◆ PROVIDED MATERIAL
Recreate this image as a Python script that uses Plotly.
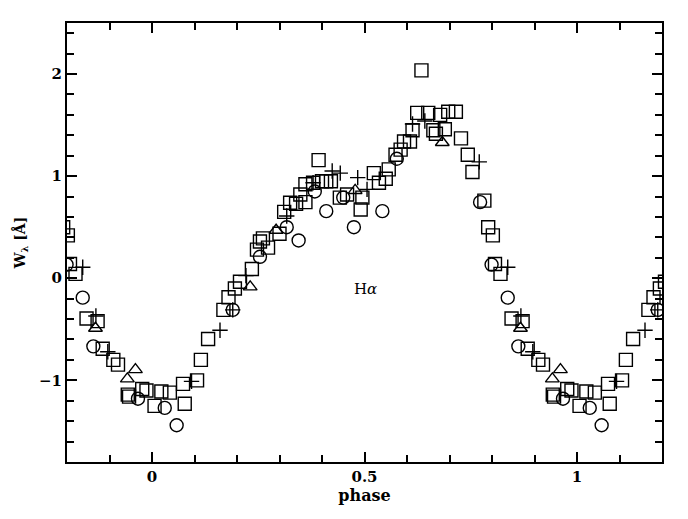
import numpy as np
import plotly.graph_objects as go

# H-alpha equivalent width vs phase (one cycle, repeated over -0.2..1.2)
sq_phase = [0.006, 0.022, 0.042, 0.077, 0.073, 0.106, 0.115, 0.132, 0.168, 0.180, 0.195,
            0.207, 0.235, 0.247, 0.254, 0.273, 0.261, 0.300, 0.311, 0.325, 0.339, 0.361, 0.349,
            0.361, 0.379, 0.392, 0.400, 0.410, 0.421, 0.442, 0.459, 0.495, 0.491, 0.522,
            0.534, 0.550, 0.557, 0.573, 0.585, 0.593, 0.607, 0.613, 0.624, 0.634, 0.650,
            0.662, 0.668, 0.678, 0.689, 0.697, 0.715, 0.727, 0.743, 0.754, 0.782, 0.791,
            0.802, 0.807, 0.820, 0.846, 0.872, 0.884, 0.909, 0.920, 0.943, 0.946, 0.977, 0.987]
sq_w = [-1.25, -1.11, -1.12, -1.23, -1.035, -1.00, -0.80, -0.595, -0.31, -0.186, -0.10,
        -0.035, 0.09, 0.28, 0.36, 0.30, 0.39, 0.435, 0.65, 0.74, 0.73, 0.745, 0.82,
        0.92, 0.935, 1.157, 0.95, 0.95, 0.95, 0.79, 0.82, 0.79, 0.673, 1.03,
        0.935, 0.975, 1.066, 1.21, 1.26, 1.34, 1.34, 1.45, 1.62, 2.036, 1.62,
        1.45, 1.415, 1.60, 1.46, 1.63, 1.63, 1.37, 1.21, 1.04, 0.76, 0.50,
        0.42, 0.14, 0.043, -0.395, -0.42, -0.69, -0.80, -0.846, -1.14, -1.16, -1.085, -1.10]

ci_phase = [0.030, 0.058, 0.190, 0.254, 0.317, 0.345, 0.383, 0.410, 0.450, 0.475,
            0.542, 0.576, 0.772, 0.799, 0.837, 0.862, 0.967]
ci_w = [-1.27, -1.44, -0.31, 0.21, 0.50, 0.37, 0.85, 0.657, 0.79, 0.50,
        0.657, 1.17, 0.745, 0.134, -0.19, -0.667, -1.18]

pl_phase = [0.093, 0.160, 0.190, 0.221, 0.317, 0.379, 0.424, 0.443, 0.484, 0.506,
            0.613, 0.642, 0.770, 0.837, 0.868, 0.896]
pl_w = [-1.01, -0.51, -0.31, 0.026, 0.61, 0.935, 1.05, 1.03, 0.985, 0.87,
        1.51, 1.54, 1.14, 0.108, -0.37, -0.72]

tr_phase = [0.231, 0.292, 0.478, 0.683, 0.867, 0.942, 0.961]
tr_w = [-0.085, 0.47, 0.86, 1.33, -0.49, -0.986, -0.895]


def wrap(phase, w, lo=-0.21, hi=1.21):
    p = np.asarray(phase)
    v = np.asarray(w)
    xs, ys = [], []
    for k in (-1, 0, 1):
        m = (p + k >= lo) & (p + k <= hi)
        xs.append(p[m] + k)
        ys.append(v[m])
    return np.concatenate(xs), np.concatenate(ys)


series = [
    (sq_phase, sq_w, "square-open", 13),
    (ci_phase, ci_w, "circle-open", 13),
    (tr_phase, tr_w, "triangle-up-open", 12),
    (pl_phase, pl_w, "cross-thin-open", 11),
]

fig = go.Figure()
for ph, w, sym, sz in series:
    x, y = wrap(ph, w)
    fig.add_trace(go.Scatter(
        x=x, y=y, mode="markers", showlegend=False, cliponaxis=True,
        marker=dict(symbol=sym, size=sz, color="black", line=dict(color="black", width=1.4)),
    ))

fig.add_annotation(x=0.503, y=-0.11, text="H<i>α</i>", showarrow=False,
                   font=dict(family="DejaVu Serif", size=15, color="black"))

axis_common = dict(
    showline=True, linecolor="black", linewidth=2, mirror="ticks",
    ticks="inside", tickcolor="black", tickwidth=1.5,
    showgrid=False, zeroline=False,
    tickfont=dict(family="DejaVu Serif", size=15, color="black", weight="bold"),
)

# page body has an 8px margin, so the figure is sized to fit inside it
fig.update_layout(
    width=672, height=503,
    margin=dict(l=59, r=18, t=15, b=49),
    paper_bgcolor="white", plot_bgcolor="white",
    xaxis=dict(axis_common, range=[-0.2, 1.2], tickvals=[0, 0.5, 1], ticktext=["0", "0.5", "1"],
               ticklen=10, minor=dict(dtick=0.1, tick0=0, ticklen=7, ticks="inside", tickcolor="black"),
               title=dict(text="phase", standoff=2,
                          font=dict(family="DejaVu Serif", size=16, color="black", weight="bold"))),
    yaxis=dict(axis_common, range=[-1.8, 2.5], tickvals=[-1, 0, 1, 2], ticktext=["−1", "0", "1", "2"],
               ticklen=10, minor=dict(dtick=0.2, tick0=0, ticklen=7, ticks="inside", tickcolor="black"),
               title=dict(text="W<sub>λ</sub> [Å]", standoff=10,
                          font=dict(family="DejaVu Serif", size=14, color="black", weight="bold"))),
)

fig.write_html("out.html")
* * *
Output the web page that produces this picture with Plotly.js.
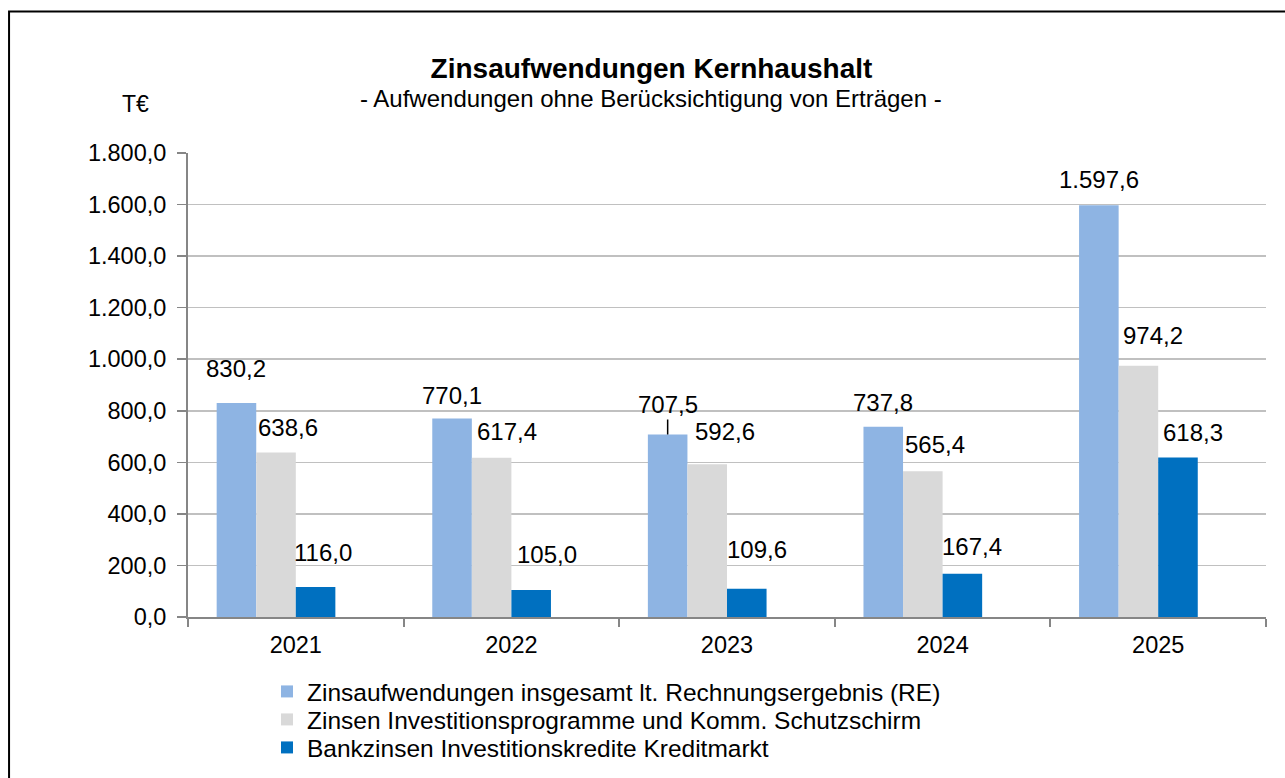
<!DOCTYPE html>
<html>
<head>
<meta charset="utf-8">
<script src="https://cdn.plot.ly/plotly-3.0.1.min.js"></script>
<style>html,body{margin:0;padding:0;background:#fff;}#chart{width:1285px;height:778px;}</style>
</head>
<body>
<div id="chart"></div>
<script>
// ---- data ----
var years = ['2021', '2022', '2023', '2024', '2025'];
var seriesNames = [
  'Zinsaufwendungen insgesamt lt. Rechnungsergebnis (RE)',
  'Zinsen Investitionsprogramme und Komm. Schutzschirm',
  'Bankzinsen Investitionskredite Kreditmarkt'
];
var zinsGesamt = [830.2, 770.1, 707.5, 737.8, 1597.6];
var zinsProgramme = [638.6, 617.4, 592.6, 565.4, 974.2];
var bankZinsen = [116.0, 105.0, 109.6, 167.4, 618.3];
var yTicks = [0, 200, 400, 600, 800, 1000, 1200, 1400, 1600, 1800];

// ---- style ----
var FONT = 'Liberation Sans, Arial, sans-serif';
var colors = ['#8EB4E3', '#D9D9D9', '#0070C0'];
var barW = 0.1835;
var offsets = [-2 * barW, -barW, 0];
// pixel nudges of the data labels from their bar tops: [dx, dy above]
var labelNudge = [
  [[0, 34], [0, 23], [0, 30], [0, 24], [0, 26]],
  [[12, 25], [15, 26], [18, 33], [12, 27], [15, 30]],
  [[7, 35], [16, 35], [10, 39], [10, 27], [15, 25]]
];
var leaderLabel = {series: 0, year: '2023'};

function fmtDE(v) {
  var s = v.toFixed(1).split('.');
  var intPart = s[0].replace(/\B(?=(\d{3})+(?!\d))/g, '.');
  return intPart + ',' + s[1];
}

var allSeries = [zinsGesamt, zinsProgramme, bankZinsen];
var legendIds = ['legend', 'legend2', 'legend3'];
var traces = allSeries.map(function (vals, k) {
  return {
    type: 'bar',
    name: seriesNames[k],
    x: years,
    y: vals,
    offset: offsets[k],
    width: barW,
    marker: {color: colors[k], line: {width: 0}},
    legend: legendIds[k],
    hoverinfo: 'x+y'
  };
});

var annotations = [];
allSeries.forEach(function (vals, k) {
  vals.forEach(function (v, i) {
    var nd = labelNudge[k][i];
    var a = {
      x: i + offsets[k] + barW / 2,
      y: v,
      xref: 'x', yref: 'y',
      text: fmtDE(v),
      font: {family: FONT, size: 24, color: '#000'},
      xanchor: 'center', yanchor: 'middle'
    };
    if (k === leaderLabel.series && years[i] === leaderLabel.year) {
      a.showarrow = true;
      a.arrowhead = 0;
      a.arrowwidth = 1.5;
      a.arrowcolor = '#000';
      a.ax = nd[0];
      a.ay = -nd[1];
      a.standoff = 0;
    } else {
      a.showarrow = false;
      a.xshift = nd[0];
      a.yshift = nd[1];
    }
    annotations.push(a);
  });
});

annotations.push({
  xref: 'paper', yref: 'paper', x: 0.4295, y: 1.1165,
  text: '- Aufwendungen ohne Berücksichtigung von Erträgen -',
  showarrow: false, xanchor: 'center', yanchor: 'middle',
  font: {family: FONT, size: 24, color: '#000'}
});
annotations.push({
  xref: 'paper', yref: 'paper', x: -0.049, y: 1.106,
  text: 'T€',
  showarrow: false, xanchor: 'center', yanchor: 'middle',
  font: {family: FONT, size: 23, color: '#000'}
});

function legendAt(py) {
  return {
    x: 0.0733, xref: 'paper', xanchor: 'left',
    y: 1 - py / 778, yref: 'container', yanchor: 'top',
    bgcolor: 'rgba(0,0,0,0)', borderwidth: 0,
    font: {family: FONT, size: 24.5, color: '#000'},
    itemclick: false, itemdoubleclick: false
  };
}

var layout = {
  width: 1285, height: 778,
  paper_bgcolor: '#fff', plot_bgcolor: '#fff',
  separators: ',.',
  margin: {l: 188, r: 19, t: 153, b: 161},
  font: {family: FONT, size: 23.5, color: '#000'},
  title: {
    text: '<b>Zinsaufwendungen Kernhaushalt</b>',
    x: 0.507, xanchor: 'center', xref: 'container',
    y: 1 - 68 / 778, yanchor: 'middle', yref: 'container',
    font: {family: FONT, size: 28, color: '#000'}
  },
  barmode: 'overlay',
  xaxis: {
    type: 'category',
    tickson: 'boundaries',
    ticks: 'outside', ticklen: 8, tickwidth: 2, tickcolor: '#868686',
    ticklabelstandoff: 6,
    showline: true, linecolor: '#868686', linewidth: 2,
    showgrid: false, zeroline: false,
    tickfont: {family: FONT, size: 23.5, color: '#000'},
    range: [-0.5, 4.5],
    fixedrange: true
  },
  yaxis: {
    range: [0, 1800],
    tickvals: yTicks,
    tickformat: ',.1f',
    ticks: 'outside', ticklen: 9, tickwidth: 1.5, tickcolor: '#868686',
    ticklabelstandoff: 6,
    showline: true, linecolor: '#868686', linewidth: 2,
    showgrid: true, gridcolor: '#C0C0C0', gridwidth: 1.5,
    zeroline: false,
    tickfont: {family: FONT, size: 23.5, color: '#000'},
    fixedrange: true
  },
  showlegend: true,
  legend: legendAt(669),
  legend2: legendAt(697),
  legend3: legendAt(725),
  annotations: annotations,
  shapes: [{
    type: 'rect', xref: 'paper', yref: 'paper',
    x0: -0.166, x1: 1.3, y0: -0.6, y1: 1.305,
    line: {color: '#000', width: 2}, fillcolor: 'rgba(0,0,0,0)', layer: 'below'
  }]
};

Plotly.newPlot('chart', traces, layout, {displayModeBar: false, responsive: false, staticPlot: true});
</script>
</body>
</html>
--
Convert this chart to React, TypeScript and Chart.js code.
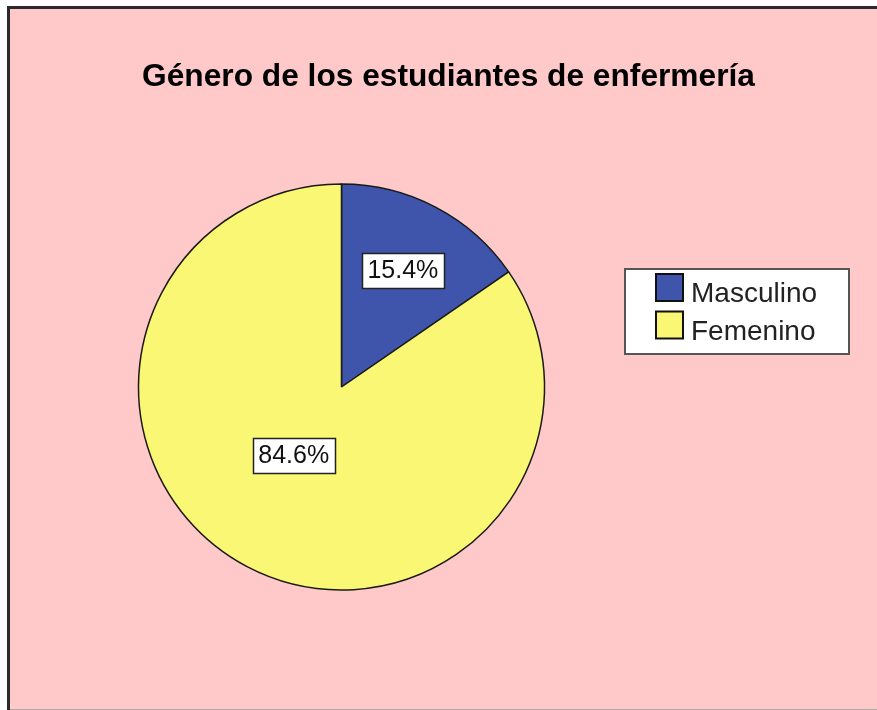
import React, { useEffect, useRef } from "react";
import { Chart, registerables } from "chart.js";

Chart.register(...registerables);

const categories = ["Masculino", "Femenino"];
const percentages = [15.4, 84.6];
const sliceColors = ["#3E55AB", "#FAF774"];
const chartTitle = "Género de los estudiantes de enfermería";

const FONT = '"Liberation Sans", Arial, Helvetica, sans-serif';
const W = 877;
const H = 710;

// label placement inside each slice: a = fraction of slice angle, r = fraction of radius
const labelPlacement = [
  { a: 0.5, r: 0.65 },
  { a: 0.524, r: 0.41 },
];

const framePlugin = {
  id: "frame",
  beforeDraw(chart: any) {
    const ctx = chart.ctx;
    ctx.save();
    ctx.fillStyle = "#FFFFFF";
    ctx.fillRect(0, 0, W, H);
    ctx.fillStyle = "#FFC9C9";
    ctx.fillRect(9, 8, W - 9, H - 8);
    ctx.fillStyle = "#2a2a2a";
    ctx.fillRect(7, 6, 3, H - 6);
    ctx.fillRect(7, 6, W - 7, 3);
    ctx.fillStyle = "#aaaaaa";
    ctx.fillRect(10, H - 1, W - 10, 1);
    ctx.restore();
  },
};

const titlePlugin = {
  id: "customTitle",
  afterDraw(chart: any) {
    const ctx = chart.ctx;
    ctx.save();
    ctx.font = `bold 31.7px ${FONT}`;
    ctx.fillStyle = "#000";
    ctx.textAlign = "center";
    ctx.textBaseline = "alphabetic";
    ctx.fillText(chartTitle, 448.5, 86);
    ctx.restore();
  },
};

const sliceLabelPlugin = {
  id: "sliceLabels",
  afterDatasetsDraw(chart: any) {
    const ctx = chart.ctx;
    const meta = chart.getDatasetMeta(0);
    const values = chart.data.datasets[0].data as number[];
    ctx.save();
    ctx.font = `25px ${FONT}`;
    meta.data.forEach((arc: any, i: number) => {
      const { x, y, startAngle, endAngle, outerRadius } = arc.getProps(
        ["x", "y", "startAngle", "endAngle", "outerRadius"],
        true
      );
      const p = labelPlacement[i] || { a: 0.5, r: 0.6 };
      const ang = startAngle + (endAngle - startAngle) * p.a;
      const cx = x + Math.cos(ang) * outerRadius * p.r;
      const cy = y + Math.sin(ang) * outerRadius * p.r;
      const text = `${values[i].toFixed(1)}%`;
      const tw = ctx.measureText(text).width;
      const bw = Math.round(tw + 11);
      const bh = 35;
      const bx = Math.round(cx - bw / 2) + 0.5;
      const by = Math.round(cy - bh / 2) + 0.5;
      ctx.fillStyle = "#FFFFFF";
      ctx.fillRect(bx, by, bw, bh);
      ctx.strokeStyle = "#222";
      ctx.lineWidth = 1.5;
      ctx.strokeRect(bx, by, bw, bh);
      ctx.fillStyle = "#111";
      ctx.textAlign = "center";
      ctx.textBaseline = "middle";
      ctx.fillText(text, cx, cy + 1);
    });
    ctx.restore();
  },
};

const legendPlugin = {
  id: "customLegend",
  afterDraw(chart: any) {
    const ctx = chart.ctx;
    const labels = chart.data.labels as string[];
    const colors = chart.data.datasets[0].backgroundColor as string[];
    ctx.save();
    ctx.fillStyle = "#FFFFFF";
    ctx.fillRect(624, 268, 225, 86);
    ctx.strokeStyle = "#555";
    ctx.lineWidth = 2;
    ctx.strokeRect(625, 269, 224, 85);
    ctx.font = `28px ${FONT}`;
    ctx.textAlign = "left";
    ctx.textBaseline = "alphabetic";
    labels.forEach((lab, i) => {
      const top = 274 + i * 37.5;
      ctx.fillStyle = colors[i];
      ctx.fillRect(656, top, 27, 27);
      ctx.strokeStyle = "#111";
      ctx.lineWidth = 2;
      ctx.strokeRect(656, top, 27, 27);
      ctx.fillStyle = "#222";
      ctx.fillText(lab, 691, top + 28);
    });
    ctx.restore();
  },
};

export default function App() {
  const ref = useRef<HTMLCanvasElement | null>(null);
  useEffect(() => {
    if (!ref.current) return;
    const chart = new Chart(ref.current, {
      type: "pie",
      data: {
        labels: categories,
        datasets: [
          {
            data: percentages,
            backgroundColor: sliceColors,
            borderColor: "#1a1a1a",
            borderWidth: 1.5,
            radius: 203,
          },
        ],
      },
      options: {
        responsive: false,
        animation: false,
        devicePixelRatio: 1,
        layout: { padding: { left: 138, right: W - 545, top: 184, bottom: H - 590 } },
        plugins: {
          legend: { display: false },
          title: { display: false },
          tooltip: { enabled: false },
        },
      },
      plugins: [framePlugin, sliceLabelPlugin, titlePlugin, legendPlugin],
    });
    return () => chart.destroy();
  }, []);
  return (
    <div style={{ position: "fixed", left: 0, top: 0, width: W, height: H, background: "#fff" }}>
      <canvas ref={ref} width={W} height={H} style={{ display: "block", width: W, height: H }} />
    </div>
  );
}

◆ WHAT IS BEING ASKED
Transcribe, leaving out pictures, each line from the one containing "Recreate this image" through the one containing "import plotly.graph_objects as go".

◆ THE RESULT
Recreate this image as a Python script that uses Plotly.
import numpy as np
import plotly.graph_objects as go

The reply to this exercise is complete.